* [Dataset content]:

# # # #

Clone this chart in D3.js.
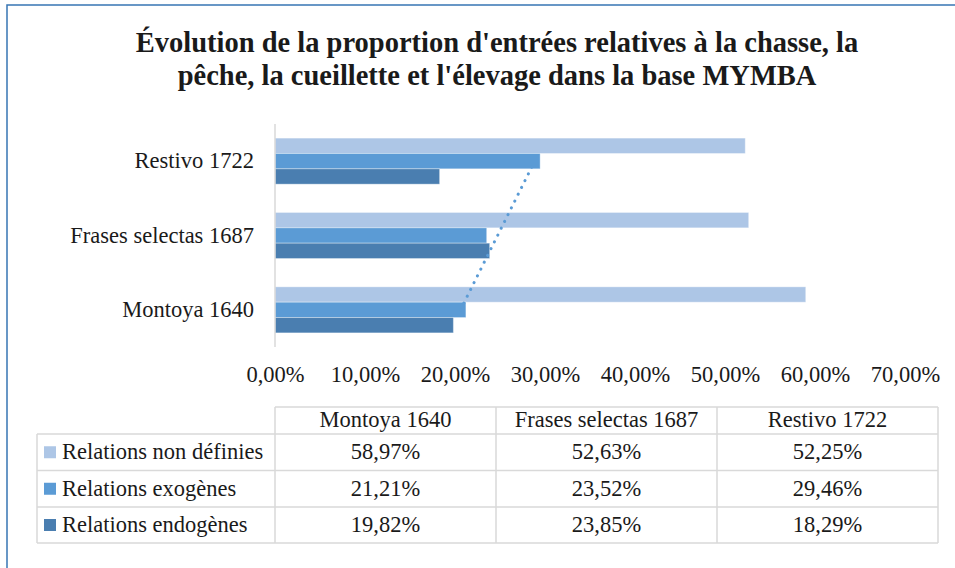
<!DOCTYPE html>
<html>
<head>
<meta charset="utf-8">
<script src="https://cdn.jsdelivr.net/npm/d3@7"></script>
<style>
  html, body { margin: 0; padding: 0; background: #fff; }
  svg { display: block; }
  text { font-family: "Liberation Serif", "DejaVu Serif", serif; fill: #1a1a1a; }
</style>
</head>
<body>
<svg id="chart" width="955" height="568"></svg>
<script>
// ---- data ----
const titleLines = [
  "Évolution de la proportion d'entrées relatives à la chasse, la",
  "pêche, la cueillette et l'élevage dans la base MYMBA"
];
const categories = ["Montoya 1640", "Frases selectas 1687", "Restivo 1722"];
const seriesNames = ["Relations non définies", "Relations exogènes", "Relations endogènes"];
const nonDefinies = [0.5897, 0.5263, 0.5225];
const exogenes    = [0.2121, 0.2352, 0.2946];
const endogenes   = [0.1982, 0.2385, 0.1829];
const tickValues  = [0, 0.1, 0.2, 0.3, 0.4, 0.5, 0.6, 0.7];
const seriesColors = ["#adc6e6", "#5b9bd5", "#4a7eb0"];

const seriesValues = [nonDefinies, exogenes, endogenes];

const frLocale = d3.formatLocale({decimal: ",", thousands: " ", grouping: [3], currency: ["", " €"], percent: "%"});
const pct = frLocale.format(".2%");
const FS = 22.5;

const svg = d3.select("#chart");

// outer frame (document border)
svg.append("rect").attr("x", 7).attr("y", 5).attr("width", 1200).attr("height", 1200)
  .attr("fill", "none").attr("stroke", "#3776b4").attr("stroke-width", 1.5);

// title
const title = svg.append("g");
titleLines.forEach((t, i) => {
  title.append("text")
    .attr("x", 497).attr("y", 52 + i * 33)
    .attr("text-anchor", "middle")
    .attr("font-size", 28.5).attr("font-weight", "bold")
    .text(t);
});

// scales
const x = d3.scaleLinear().domain([0, 0.7]).range([275, 905]);
const y = d3.scaleBand().domain(categories.slice().reverse()).range([124, 347])
  .paddingInner(0.381).paddingOuter(0.19);
const ys = d3.scaleBand().domain(seriesNames).range([0, y.bandwidth()]);

// bars
seriesNames.forEach((s, si) => {
  svg.append("g").selectAll("rect")
    .data(categories.map((c, ci) => ({c, v: seriesValues[si][ci]})))
    .join("rect")
    .attr("x", x(0))
    .attr("y", d => y(d.c) + ys(s))
    .attr("width", d => x(d.v) - x(0))
    .attr("height", ys.bandwidth())
    .attr("fill", seriesColors[si])
    .attr("stroke", "#ffffff").attr("stroke-opacity", 0.35).attr("stroke-width", 1);
});

// vertical axis line
svg.append("line").attr("x1", x(0)).attr("x2", x(0)).attr("y1", 124).attr("y2", 347)
  .attr("stroke", "#d9d9d9").attr("stroke-width", 1.5);

// category labels
svg.append("g").selectAll("text").data(categories).join("text")
  .attr("x", 254).attr("y", d => y(d) + y.bandwidth() / 2)
  .attr("dy", "0.32em").attr("text-anchor", "end").attr("font-size", FS)
  .text(d => d);

// x axis
const xAxis = d3.axisBottom(x).tickValues(tickValues).tickFormat(pct).tickSize(0).tickPadding(0);
const gx = svg.append("g").attr("transform", "translate(0,366)").call(xAxis);
gx.select(".domain").remove();
gx.selectAll("text").attr("font-size", FS).attr("fill", "#1a1a1a")
  .style("font-family", '"Liberation Serif", serif');

// linear trend line for exogènes
const n = categories.length;
const xs = d3.range(1, n + 1);
const mx = d3.mean(xs), my = d3.mean(exogenes);
const slope = d3.sum(xs, (k, i) => (k - mx) * (exogenes[i] - my)) / d3.sum(xs, k => (k - mx) ** 2);
const icpt = my - slope * mx;
const trendPts = categories.map((c, i) => [x(icpt + slope * (i + 1)), y(c) + y.bandwidth() / 2]);
svg.append("path")
  .attr("d", d3.line()([trendPts[0], trendPts[n - 1]]))
  .attr("stroke", "#5b9bd5").attr("stroke-width", 3)
  .attr("stroke-linecap", "round").attr("stroke-dasharray", "0.1 7.5")
  .attr("fill", "none");

// data table
const tLeft = 37, tCol0 = 275, colW = 221;
const tRight = tCol0 + colW * n;
const rowTops = [407, 434, 470.5, 507, 543];
const tbl = svg.append("g");
const lineStyle = sel => sel.attr("stroke", "#d9d9d9").attr("stroke-width", 1.5);
tbl.append("line").attr("x1", tCol0).attr("x2", tRight).attr("y1", rowTops[0]).attr("y2", rowTops[0]).call(lineStyle);
rowTops.slice(1).forEach(yy => {
  tbl.append("line").attr("x1", tLeft).attr("x2", tRight).attr("y1", yy).attr("y2", yy).call(lineStyle);
});
tbl.append("line").attr("x1", tLeft).attr("x2", tLeft).attr("y1", rowTops[1]).attr("y2", rowTops[4]).call(lineStyle);
d3.range(n + 1).forEach(k => {
  tbl.append("line").attr("x1", tCol0 + k * colW).attr("x2", tCol0 + k * colW)
    .attr("y1", rowTops[0]).attr("y2", rowTops[4]).call(lineStyle);
});
categories.forEach((c, k) => {
  tbl.append("text").attr("x", tCol0 + k * colW + colW / 2).attr("y", (rowTops[0] + rowTops[1]) / 2)
    .attr("dy", "0.3em").attr("text-anchor", "middle").attr("font-size", FS).text(c);
});
seriesNames.forEach((s, si) => {
  const cy = (rowTops[si + 1] + rowTops[si + 2]) / 2;
  tbl.append("rect").attr("x", 44).attr("y", cy - 6).attr("width", 12).attr("height", 12)
    .attr("fill", seriesColors[si]);
  tbl.append("text").attr("x", 62).attr("y", cy).attr("dy", "0.3em").attr("font-size", FS).text(s);
  categories.forEach((c, k) => {
    tbl.append("text").attr("x", tCol0 + k * colW + colW / 2).attr("y", cy)
      .attr("dy", "0.3em").attr("text-anchor", "middle").attr("font-size", FS)
      .text(pct(seriesValues[si][k]));
  });
});
</script>
</body>
</html>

# # # #

* [Task requirements]: Omit the pictures and output all of the other material exactly.

* [Result of the task]:
Clone this chart in D3.js.
<!DOCTYPE html>
<html>
<head>
<meta charset="utf-8">
<script src="https://cdn.jsdelivr.net/npm/d3@7"></script>
<style>
  html, body { margin: 0; padding: 0; background: #fff; }
  svg { display: block; }
  text { font-family: "Liberation Serif", "DejaVu Serif", serif; fill: #1a1a1a; }
</style>
</head>
<body>
<svg id="chart" width="955" height="568"></svg>
<script>
// ---- data ----
const titleLines = [
  "Évolution de la proportion d'entrées relatives à la chasse, la",
  "pêche, la cueillette et l'élevage dans la base MYMBA"
];
const categories = ["Montoya 1640", "Frases selectas 1687", "Restivo 1722"];
const seriesNames = ["Relations non définies", "Relations exogènes", "Relations endogènes"];
const nonDefinies = [0.5897, 0.5263, 0.5225];
const exogenes    = [0.2121, 0.2352, 0.2946];
const endogenes   = [0.1982, 0.2385, 0.1829];
const tickValues  = [0, 0.1, 0.2, 0.3, 0.4, 0.5, 0.6, 0.7];
const seriesColors = ["#adc6e6", "#5b9bd5", "#4a7eb0"];

const seriesValues = [nonDefinies, exogenes, endogenes];

const frLocale = d3.formatLocale({decimal: ",", thousands: " ", grouping: [3], currency: ["", " €"], percent: "%"});
const pct = frLocale.format(".2%");
const FS = 22.5;

const svg = d3.select("#chart");

// outer frame (document border)
svg.append("rect").attr("x", 7).attr("y", 5).attr("width", 1200).attr("height", 1200)
  .attr("fill", "none").attr("stroke", "#3776b4").attr("stroke-width", 1.5);

// title
const title = svg.append("g");
titleLines.forEach((t, i) => {
  title.append("text")
    .attr("x", 497).attr("y", 52 + i * 33)
    .attr("text-anchor", "middle")
    .attr("font-size", 28.5).attr("font-weight", "bold")
    .text(t);
});

// scales
const x = d3.scaleLinear().domain([0, 0.7]).range([275, 905]);
const y = d3.scaleBand().domain(categories.slice().reverse()).range([124, 347])
  .paddingInner(0.381).paddingOuter(0.19);
const ys = d3.scaleBand().domain(seriesNames).range([0, y.bandwidth()]);

// bars
seriesNames.forEach((s, si) => {
  svg.append("g").selectAll("rect")
    .data(categories.map((c, ci) => ({c, v: seriesValues[si][ci]})))
    .join("rect")
    .attr("x", x(0))
    .attr("y", d => y(d.c) + ys(s))
    .attr("width", d => x(d.v) - x(0))
    .attr("height", ys.bandwidth())
    .attr("fill", seriesColors[si])
    .attr("stroke", "#ffffff").attr("stroke-opacity", 0.35).attr("stroke-width", 1);
});

// vertical axis line
svg.append("line").attr("x1", x(0)).attr("x2", x(0)).attr("y1", 124).attr("y2", 347)
  .attr("stroke", "#d9d9d9").attr("stroke-width", 1.5);

// category labels
svg.append("g").selectAll("text").data(categories).join("text")
  .attr("x", 254).attr("y", d => y(d) + y.bandwidth() / 2)
  .attr("dy", "0.32em").attr("text-anchor", "end").attr("font-size", FS)
  .text(d => d);

// x axis
const xAxis = d3.axisBottom(x).tickValues(tickValues).tickFormat(pct).tickSize(0).tickPadding(0);
const gx = svg.append("g").attr("transform", "translate(0,366)").call(xAxis);
gx.select(".domain").remove();
gx.selectAll("text").attr("font-size", FS).attr("fill", "#1a1a1a")
  .style("font-family", '"Liberation Serif", serif');

// linear trend line for exogènes
const n = categories.length;
const xs = d3.range(1, n + 1);
const mx = d3.mean(xs), my = d3.mean(exogenes);
const slope = d3.sum(xs, (k, i) => (k - mx) * (exogenes[i] - my)) / d3.sum(xs, k => (k - mx) ** 2);
const icpt = my - slope * mx;
const trendPts = categories.map((c, i) => [x(icpt + slope * (i + 1)), y(c) + y.bandwidth() / 2]);
svg.append("path")
  .attr("d", d3.line()([trendPts[0], trendPts[n - 1]]))
  .attr("stroke", "#5b9bd5").attr("stroke-width", 3)
  .attr("stroke-linecap", "round").attr("stroke-dasharray", "0.1 7.5")
  .attr("fill", "none");

// data table
const tLeft = 37, tCol0 = 275, colW = 221;
const tRight = tCol0 + colW * n;
const rowTops = [407, 434, 470.5, 507, 543];
const tbl = svg.append("g");
const lineStyle = sel => sel.attr("stroke", "#d9d9d9").attr("stroke-width", 1.5);
tbl.append("line").attr("x1", tCol0).attr("x2", tRight).attr("y1", rowTops[0]).attr("y2", rowTops[0]).call(lineStyle);
rowTops.slice(1).forEach(yy => {
  tbl.append("line").attr("x1", tLeft).attr("x2", tRight).attr("y1", yy).attr("y2", yy).call(lineStyle);
});
tbl.append("line").attr("x1", tLeft).attr("x2", tLeft).attr("y1", rowTops[1]).attr("y2", rowTops[4]).call(lineStyle);
d3.range(n + 1).forEach(k => {
  tbl.append("line").attr("x1", tCol0 + k * colW).attr("x2", tCol0 + k * colW)
    .attr("y1", rowTops[0]).attr("y2", rowTops[4]).call(lineStyle);
});
categories.forEach((c, k) => {
  tbl.append("text").attr("x", tCol0 + k * colW + colW / 2).attr("y", (rowTops[0] + rowTops[1]) / 2)
    .attr("dy", "0.3em").attr("text-anchor", "middle").attr("font-size", FS).text(c);
});
seriesNames.forEach((s, si) => {
  const cy = (rowTops[si + 1] + rowTops[si + 2]) / 2;
  tbl.append("rect").attr("x", 44).attr("y", cy - 6).attr("width", 12).attr("height", 12)
    .attr("fill", seriesColors[si]);
  tbl.append("text").attr("x", 62).attr("y", cy).attr("dy", "0.3em").attr("font-size", FS).text(s);
  categories.forEach((c, k) => {
    tbl.append("text").attr("x", tCol0 + k * colW + colW / 2).attr("y", cy)
      .attr("dy", "0.3em").attr("text-anchor", "middle").attr("font-size", FS)
      .text(pct(seriesValues[si][k]));
  });
});
</script>
</body>
</html>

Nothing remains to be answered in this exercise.